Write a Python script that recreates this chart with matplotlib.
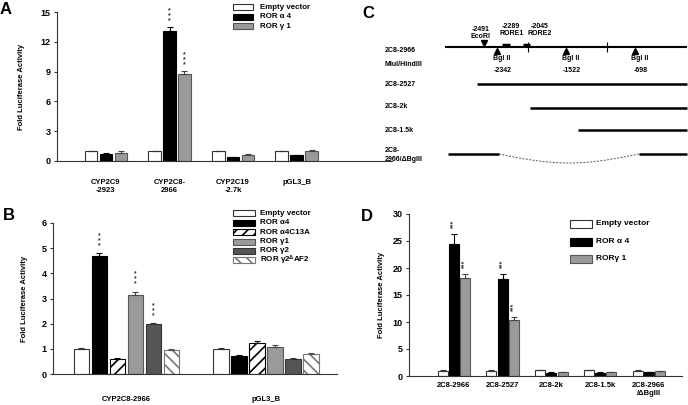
import numpy as np
import matplotlib
matplotlib.use("Agg")
import matplotlib.pyplot as plt
import matplotlib.transforms as mtransforms
from matplotlib.patches import Rectangle

plt.rcParams['font.family'] = ['Liberation Sans', 'DejaVu Sans']
plt.rcParams['font.weight'] = 'bold'
plt.rcParams['hatch.linewidth'] = 1.2
plt.rcParams['mathtext.default'] = 'regular'

W, H = 688, 405

# ---- panel A data
A_groups = ["CYP2C9\n-2923", "CYP2C8-\n2966", "CYP2C19\n-2.7k", "pGL3_B"]
A_series = ["Empty vector", "ROR α 4", "ROR γ 1"]
A_empty = [1.0, 1.0, 1.0, 1.0]
A_a4 = [0.72, 13.1, 0.42, 0.6]
A_g1 = [0.78, 8.8, 0.62, 1.05]
A_err_empty = [0.05, 0.04, 0.05, 0.05]
A_err_a4 = [0.05, 0.35, 0.03, 0.04]
A_err_g1 = [0.2, 0.25, 0.06, 0.04]
A_sig = [[0, 0, 0, 0], [0, 1, 0, 0], [0, 1, 0, 0]]

# ---- panel B data
B_groups = ["CYP2C8-2966", "pGL3_B"]
B_series = ["Empty vector", "ROR α4", "ROR α4C13A", "ROR γ1", "ROR γ2", "ROR γ2$^{Δ}$AF2"]
B_vals = [[1.0, 1.0], [4.7, 0.73], [0.6, 1.24], [3.15, 1.08], [2.0, 0.6], [0.97, 0.81]]
B_errs = [[0.03, 0.03], [0.1, 0.03], [0.02, 0.08], [0.12, 0.08], [0.03, 0.02], [0.02, 0.04]]
B_sig = [[0, 0], [1, 0], [0, 0], [1, 0], [1, 0], [0, 0]]

# ---- panel D data
D_groups = ["2C8-2966", "2C8-2527", "2C8-2k", "2C8-1.5k", "2C8-2966\n/ΔBglII"]
D_series = ["Empty vector", "ROR α 4", "RORγ 1"]
D_empty = [1.0, 1.0, 1.05, 1.05, 1.0]
D_a4 = [24.4, 18.0, 0.62, 0.62, 0.65]
D_g1 = [18.1, 10.4, 0.75, 0.75, 0.88]
D_err_empty = [0.05, 0.05, 0.05, 0.05, 0.05]
D_err_a4 = [1.9, 0.9, 0.04, 0.04, 0.04]
D_err_g1 = [0.8, 0.6, 0.05, 0.05, 0.05]
D_sig = [[0, 0, 0, 0, 0], [1, 1, 0, 0, 0], [1, 1, 0, 0, 0]]

# ---- panel C data (positions in bp)
C_labels = ["2C8-2966", "MluI/HindIII", "2C8-2527", "2C8-2k", "2C8-1.5k", "2C8-\n2966/ΔBglII"]
C_main = (-2962, -78)
C_ecori = -2491
C_rore = [-2289, -2045]
C_rore_names = ["RORE1", "RORE2"]
C_bgl = [-2342, -1522, -698]
C_ticks = [-1972, -1031]
C_starts = [-2580, -1949, -1377]
C_del = (-2925, -2318, -650)

WHITE = dict(fc='white', ec='#333333', hatch=None, err='#333333')
BLACK = dict(fc='black', ec='black', hatch=None, err='black')
GRAY = dict(fc='#9a9a9a', ec='#555555', hatch=None, err='#444444')
DGRAY = dict(fc='#555555', ec='#333333', hatch=None, err='#333333')
HATCH1 = dict(fc='white', ec='black', hatch='///', err='black')
HATCH2 = dict(fc='white', ec='#777777', hatch='\\\\\\', err='#555555')

fig = plt.figure(figsize=(W / 100, H / 100), dpi=100)


def px_axes(l, t, r, b):
    return fig.add_axes([l / W, 1 - b / H, (r - l) / W, (b - t) / H])


def style_axes(ax, yticks, xpad):
    ax.set_yticks(yticks)
    ax.set_ylim(yticks[0], yticks[-1])
    for s in ['top', 'right']:
        ax.spines[s].set_visible(False)
    for s in ['left', 'bottom']:
        ax.spines[s].set_color('#333333')
        ax.spines[s].set_linewidth(0.8)
    ax.tick_params(axis='y', direction='out', length=2.5, width=0.8,
                   labelsize=6.5, pad=2, color='#333333')
    ax.tick_params(axis='x', length=0, labelsize=5.5, pad=xpad)
    ax.set_ylabel("Fold Luciferase Activity", fontsize=5.5, fontweight='bold')


def draw_bars(ax, groups, vals, errs, styles, width, step, sig, star):
    x = np.arange(len(groups))
    n = len(vals)
    for i in range(n):
        st = styles[i]
        xi = x + (i - (n - 1) / 2) * step
        v = np.array(vals[i])
        e = np.array(errs[i])
        ax.bar(xi, v, width, color=st['fc'], edgecolor=st['ec'],
               hatch=st['hatch'], linewidth=0.8, zorder=2)
        ax.errorbar(xi, v, yerr=[np.zeros(len(v)), e], fmt='none',
                    ecolor=st['err'], elinewidth=0.8, capsize=2,
                    capthick=0.8, zorder=3)
        for j in range(len(v)):
            if sig[i][j]:
                ax.annotate(star['text'], (xi[j], v[j] + e[j]),
                            xytext=(0, star['off']), textcoords='offset points',
                            ha='center', va='bottom', fontsize=star['size'],
                            rotation=star['rot'], linespacing=star['ls'],
                            color='#333333')
    ax.set_xticks(x)
    ax.set_xticklabels(groups, fontweight='bold')


def legend_box(x, y, dy, bw, bh, gap, names, styles, size):
    for i, (nm, st) in enumerate(zip(names, styles)):
        yc = y + i * dy
        fig.patches.append(Rectangle((x / W, 1 - (yc + bh / 2) / H), bw / W, bh / H,
                                     transform=fig.transFigure, facecolor=st['fc'],
                                     edgecolor=st['ec'], hatch=st['hatch'], linewidth=0.8))
        fig.text((x + bw + gap) / W, 1 - yc / H, nm, fontsize=size,
                 fontweight='bold', va='center', ha='left')


# ---------------- panel A
axA = px_axes(57, 12, 392, 161)
draw_bars(axA, A_groups, [A_empty, A_a4, A_g1], [A_err_empty, A_err_a4, A_err_g1],
          [WHITE, BLACK, GRAY], 0.2, 0.235, A_sig,
          dict(text="*\n*\n*", off=2, size=5, rot=0, ls=0.6))
axA.set_xlim(-0.77, 4.5)
style_axes(axA, [0, 3, 6, 9, 12, 15], 13)
axA.yaxis.set_label_coords(-0.095, 0.5)
legend_box(233, 7.3, 9.4, 20, 6, 7, A_series, [WHITE, BLACK, GRAY], 5.7)

# ---------------- panel B
axB = px_axes(53, 223, 337, 374)
draw_bars(axB, B_groups, B_vals, B_errs, [WHITE, BLACK, HATCH1, GRAY, DGRAY, HATCH2],
          0.114, 0.1286, B_sig, dict(text="*\n*\n*", off=3, size=4.8, rot=0, ls=0.6))
axB.set_xlim(-0.525, 1.504)
style_axes(axB, [0, 1, 2, 3, 4, 5, 6], 16)
axB.yaxis.set_label_coords(-0.088, 0.5)
legend_box(233, 213.3, 9.4, 22, 6, 5, B_series,
           [WHITE, BLACK, HATCH1, GRAY, DGRAY, HATCH2], 5.8)

# ---------------- panel D
axD = px_axes(409, 214, 682, 376)
draw_bars(axD, D_groups, [D_empty, D_a4, D_g1], [D_err_empty, D_err_a4, D_err_g1],
          [WHITE, BLACK, GRAY], 0.205, 0.232, D_sig,
          dict(text="***", off=4, size=5, rot=90, ls=1.0))
axD.set_xlim(-0.92, 4.68)
style_axes(axD, [0, 5, 10, 15, 20, 25, 30], 4)
axD.yaxis.set_label_coords(-0.088, 0.5)
legend_box(570, 224, 17.5, 22, 8, 4, D_series, [WHITE, BLACK, GRAY], 6)

# ---------------- panel C (construct map)
axC = px_axes(368, 0, 688, 175)
axC.set_xlim(-2342 + (368 - 497) / 0.0839, -2342 + (688 - 497) / 0.0839)
axC.set_ylim(175, 0)
axC.axis('off')
rows = [47, 84, 108, 130, 154]
label_y = [50, 65, 84, 107, 130, 155]
bt = mtransforms.blended_transform_factory(axC.transAxes, axC.transData)
for lab, yy in zip(C_labels, label_y):
    axC.text(0.053, yy, lab, transform=bt, fontsize=5, fontweight='bold',
             va='center', ha='left', linespacing=1.3)

axC.plot(C_main, [rows[0]] * 2, color='black', lw=1.5, solid_capstyle='butt')
axC.plot([C_ecori], [rows[0] - 4], marker='v', color='black', ms=4.5)
axC.annotate("-2491\nEcoRI", (C_ecori, 33), xytext=(-3, 0), textcoords='offset points',
             ha='center', va='center', fontsize=5, linespacing=0.9)
for pos, nm in zip(C_rore, C_rore_names):
    axC.plot([pos + 10, pos + 100], [rows[0] - 2] * 2, color='black', lw=2.5,
             solid_capstyle='butt')
axC.annotate("-2289\nRORE1", (C_rore[0], 30), xytext=(7, 0), textcoords='offset points',
             ha='center', va='center', fontsize=5, linespacing=0.9)
axC.annotate("-2045\nRORE2", (C_rore[1], 30), xytext=(13, 0), textcoords='offset points',
             ha='center', va='center', fontsize=5, linespacing=0.9)
axC.vlines(C_ticks, rows[0] - 5, rows[0] + 5, color='black', lw=0.8)
for pos in C_bgl:
    axC.plot([pos], [rows[0] + 4], marker='^', color='black', ms=4.5)
    axC.annotate("Bgl II", (pos, 58), xytext=(3.5, 0), textcoords='offset points',
                 ha='center', va='center', fontsize=5)
    axC.annotate(str(pos), (pos, 71), xytext=(4, 0), textcoords='offset points',
                 ha='center', va='center', fontsize=5)
for st, yy in zip(C_starts, rows[1:4]):
    axC.plot([st, C_main[1]], [yy, yy], color='black', lw=1.8, solid_capstyle='butt')
axC.plot([C_del[0], C_del[1]], [rows[4]] * 2, color='black', lw=1.8, solid_capstyle='butt')
axC.plot([C_del[2], C_main[1]], [rows[4]] * 2, color='black', lw=1.8, solid_capstyle='butt')
t = np.linspace(0, 1, 60)
axC.plot(C_del[1] + (C_del[2] - C_del[1]) * t, rows[4] + 9 * np.sin(np.pi * t),
         color='#555555', lw=0.7, ls=(0, (2, 1.5)))

# panel letters
for letter, (px, py) in zip("ABCD", [(6, 9), (9, 215), (368, 14), (367, 217)]):
    fig.text(px / W, 1 - py / H, letter, fontsize=12, fontweight='bold',
             ha='center', va='center')

fig.savefig("out.png", dpi=100)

◆ Written instruction ◆
Emit the lines of the material exactly, from its first line to the line containing "plt.rcParams['mathtext.default'] = 'regular'", inclusive; leave every picture out.

◆ Solution for this exercise ◆
Write a Python script that recreates this chart with matplotlib.
import numpy as np
import matplotlib
matplotlib.use("Agg")
import matplotlib.pyplot as plt
import matplotlib.transforms as mtransforms
from matplotlib.patches import Rectangle

plt.rcParams['font.family'] = ['Liberation Sans', 'DejaVu Sans']
plt.rcParams['font.weight'] = 'bold'
plt.rcParams['hatch.linewidth'] = 1.2
plt.rcParams['mathtext.default'] = 'regular'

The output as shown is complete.